--- start of SUPPLIED DATA ---

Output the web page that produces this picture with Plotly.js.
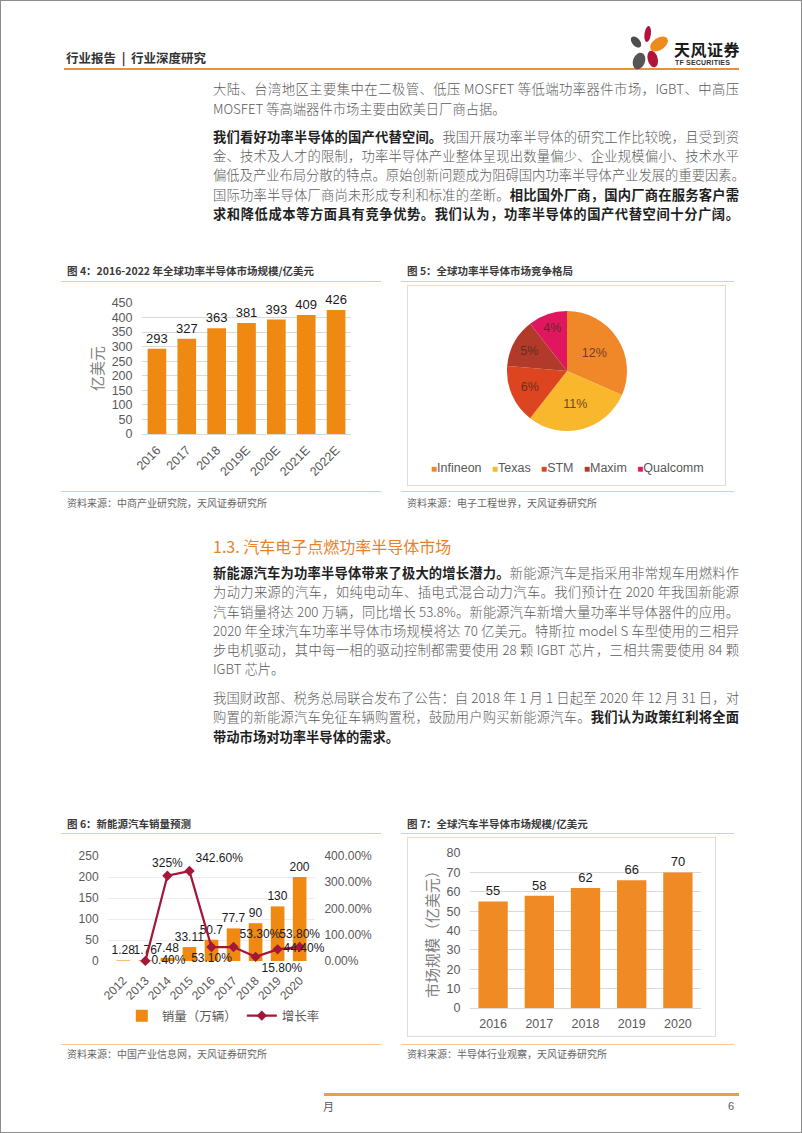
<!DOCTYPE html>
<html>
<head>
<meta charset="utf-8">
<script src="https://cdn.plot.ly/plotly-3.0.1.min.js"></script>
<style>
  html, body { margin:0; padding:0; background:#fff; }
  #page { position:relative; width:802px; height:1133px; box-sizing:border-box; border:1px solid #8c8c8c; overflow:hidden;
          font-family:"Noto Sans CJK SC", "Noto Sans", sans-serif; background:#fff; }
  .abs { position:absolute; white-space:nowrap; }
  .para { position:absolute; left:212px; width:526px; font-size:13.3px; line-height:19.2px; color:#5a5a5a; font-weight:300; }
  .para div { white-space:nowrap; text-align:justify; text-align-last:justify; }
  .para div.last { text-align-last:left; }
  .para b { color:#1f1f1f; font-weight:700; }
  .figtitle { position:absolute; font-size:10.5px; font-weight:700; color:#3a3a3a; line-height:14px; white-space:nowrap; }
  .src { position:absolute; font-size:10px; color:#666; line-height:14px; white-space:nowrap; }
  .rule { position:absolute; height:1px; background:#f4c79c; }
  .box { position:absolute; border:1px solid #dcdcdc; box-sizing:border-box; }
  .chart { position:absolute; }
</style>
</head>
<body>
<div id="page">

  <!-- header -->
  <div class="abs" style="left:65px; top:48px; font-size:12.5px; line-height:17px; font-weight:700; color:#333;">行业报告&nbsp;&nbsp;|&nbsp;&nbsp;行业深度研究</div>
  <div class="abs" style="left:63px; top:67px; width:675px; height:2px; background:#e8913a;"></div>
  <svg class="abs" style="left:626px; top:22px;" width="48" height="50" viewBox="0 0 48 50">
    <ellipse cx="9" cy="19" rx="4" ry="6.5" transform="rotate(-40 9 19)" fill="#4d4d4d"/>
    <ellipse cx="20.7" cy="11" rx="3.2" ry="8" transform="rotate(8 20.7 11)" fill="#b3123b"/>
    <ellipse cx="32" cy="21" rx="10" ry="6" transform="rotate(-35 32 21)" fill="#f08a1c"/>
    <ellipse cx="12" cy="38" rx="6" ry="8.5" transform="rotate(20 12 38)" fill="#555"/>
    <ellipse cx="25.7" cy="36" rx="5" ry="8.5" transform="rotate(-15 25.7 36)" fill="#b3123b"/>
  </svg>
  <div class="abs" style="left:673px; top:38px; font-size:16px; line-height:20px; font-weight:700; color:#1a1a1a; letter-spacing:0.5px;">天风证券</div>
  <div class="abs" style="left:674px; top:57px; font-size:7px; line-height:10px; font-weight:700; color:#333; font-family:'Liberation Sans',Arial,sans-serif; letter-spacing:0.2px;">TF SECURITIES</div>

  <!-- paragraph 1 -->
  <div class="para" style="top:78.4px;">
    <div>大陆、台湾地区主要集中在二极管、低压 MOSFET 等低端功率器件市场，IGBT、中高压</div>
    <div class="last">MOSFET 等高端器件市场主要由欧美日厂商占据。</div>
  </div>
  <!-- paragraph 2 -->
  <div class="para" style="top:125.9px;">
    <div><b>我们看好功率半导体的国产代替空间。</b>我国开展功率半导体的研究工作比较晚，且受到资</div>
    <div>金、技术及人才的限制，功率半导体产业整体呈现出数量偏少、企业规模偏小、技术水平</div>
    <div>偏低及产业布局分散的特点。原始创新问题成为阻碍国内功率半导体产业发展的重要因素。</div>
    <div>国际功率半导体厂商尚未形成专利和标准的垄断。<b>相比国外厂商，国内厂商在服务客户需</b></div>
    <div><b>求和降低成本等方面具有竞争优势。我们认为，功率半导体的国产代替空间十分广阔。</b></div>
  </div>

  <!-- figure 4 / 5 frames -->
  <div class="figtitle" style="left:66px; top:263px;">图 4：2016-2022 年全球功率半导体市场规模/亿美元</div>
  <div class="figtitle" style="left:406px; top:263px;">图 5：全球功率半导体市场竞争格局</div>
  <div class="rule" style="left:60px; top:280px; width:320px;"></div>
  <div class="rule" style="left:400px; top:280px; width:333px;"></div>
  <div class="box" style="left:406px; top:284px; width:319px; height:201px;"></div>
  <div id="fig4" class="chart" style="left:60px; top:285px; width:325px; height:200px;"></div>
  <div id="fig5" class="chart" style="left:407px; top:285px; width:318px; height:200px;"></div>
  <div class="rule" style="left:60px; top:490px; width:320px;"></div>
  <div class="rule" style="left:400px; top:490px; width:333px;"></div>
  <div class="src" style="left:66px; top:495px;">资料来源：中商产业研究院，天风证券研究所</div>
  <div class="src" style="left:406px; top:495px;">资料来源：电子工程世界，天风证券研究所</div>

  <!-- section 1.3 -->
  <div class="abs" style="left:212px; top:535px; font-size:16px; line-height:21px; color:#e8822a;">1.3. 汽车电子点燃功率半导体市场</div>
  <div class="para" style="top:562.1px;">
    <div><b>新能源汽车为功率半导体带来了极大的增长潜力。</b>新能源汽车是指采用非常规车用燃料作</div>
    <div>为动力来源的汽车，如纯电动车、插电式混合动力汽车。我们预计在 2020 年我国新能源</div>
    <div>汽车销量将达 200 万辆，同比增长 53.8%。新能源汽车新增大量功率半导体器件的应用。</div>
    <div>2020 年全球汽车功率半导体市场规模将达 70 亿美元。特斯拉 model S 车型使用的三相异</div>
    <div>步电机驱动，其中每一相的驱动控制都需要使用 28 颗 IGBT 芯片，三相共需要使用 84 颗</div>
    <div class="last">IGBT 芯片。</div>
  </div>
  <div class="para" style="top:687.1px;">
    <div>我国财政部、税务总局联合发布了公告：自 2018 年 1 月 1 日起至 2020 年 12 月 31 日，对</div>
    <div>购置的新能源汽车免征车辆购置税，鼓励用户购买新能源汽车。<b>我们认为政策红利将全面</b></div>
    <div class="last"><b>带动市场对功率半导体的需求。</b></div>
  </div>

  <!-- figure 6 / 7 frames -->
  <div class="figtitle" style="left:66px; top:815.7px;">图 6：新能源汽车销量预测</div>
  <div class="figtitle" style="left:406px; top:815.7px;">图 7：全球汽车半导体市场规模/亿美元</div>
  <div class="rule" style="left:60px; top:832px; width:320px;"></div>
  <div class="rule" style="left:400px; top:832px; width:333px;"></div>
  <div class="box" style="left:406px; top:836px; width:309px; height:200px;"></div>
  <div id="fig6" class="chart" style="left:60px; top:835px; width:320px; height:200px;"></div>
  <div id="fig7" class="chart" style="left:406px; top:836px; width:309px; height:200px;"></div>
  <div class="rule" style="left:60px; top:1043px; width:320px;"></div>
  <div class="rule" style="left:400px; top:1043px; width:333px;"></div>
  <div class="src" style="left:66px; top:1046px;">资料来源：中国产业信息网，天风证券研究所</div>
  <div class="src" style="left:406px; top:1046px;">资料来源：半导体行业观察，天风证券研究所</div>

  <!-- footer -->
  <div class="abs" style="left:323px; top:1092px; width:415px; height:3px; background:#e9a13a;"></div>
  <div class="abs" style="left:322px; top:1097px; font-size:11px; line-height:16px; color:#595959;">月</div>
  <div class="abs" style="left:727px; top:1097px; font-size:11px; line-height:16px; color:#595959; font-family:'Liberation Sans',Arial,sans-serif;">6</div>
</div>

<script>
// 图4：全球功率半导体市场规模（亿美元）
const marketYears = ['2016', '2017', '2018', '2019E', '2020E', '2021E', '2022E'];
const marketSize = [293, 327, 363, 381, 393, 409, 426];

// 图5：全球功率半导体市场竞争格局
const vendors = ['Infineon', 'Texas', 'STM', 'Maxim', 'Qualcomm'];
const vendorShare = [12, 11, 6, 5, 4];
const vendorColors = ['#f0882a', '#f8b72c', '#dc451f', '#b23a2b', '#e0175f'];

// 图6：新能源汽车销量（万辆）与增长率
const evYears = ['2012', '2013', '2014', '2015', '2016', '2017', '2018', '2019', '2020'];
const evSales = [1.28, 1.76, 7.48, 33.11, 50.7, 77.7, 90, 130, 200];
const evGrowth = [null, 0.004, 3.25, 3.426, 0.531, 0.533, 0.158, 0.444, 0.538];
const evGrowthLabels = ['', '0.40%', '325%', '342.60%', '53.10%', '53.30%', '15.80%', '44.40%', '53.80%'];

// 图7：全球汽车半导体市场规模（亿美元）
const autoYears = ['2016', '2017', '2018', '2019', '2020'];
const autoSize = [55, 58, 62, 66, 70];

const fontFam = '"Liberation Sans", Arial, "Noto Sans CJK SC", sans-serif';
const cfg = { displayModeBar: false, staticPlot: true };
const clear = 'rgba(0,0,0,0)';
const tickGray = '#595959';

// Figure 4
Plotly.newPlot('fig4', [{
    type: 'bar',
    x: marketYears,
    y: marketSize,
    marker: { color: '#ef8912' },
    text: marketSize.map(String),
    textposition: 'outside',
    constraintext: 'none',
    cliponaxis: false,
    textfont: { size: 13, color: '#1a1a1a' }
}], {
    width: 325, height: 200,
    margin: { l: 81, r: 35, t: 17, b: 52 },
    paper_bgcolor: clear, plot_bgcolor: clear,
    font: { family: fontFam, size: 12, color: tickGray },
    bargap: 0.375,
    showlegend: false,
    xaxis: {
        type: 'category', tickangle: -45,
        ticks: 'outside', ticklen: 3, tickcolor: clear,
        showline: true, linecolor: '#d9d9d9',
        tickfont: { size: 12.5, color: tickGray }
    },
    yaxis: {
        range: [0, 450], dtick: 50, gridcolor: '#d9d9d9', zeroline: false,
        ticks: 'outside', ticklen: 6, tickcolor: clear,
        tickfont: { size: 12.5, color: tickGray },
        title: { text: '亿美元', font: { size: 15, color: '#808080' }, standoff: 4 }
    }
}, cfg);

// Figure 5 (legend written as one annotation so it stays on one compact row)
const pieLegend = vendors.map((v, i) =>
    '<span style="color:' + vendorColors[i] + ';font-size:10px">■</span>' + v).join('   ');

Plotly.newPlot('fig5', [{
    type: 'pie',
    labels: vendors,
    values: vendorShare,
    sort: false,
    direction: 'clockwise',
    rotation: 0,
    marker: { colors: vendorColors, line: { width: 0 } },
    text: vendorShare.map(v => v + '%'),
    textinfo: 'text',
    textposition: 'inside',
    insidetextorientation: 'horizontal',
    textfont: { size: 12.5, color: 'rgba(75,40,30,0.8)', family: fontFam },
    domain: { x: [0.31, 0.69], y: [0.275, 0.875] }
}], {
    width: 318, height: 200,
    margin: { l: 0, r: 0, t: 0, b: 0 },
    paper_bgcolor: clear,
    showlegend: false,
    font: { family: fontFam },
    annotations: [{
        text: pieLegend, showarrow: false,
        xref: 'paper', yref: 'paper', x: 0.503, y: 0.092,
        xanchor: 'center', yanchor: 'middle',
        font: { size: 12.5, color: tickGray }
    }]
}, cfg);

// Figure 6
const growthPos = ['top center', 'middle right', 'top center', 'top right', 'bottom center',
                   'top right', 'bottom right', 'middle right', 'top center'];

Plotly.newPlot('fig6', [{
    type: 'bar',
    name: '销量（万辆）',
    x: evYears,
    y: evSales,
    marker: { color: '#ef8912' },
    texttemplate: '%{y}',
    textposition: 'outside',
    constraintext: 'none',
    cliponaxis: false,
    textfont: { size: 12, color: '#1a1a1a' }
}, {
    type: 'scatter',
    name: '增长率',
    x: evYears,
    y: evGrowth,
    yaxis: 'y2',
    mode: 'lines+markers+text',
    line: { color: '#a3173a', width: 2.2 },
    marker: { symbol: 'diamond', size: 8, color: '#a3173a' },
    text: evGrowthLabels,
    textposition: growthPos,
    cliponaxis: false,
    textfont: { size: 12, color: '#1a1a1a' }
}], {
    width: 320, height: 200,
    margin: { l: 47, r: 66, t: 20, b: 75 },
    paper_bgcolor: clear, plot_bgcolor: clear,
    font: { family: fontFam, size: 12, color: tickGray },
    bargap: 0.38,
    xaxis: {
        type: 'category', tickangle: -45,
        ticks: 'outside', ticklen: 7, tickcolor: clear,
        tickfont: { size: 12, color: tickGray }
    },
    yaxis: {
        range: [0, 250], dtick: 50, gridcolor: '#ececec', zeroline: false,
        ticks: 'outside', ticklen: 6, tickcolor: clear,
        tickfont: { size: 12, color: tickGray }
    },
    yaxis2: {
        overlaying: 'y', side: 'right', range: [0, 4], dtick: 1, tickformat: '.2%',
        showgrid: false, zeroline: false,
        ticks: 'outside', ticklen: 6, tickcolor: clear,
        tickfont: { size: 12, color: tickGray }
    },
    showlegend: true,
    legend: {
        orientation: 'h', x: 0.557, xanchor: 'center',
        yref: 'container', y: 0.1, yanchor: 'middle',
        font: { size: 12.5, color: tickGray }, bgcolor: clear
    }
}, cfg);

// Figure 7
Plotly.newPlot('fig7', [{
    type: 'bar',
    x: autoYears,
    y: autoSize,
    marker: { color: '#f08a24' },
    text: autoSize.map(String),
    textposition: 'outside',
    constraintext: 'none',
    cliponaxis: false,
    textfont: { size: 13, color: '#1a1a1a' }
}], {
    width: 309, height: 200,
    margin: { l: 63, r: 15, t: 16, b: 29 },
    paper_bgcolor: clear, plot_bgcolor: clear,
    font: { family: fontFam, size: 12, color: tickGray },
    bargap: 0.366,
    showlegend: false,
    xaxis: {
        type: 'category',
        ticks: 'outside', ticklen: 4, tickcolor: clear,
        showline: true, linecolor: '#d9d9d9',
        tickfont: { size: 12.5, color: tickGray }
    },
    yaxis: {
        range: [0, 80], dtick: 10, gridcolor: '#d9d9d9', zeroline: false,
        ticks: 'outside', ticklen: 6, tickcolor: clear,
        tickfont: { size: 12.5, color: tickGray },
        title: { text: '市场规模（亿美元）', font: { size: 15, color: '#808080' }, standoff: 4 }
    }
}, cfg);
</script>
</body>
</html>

--- end of SUPPLIED DATA ---

TASK PROMPT: Find all lines where the word "page" appears. Copy them.

TASK ANSWER:
Output the web page that produces this picture with Plotly.js.
  #page { position:relative; width:802px; height:1133px; box-sizing:border-box; border:1px solid #8c8c8c; overflow:hidden;
<div id="page">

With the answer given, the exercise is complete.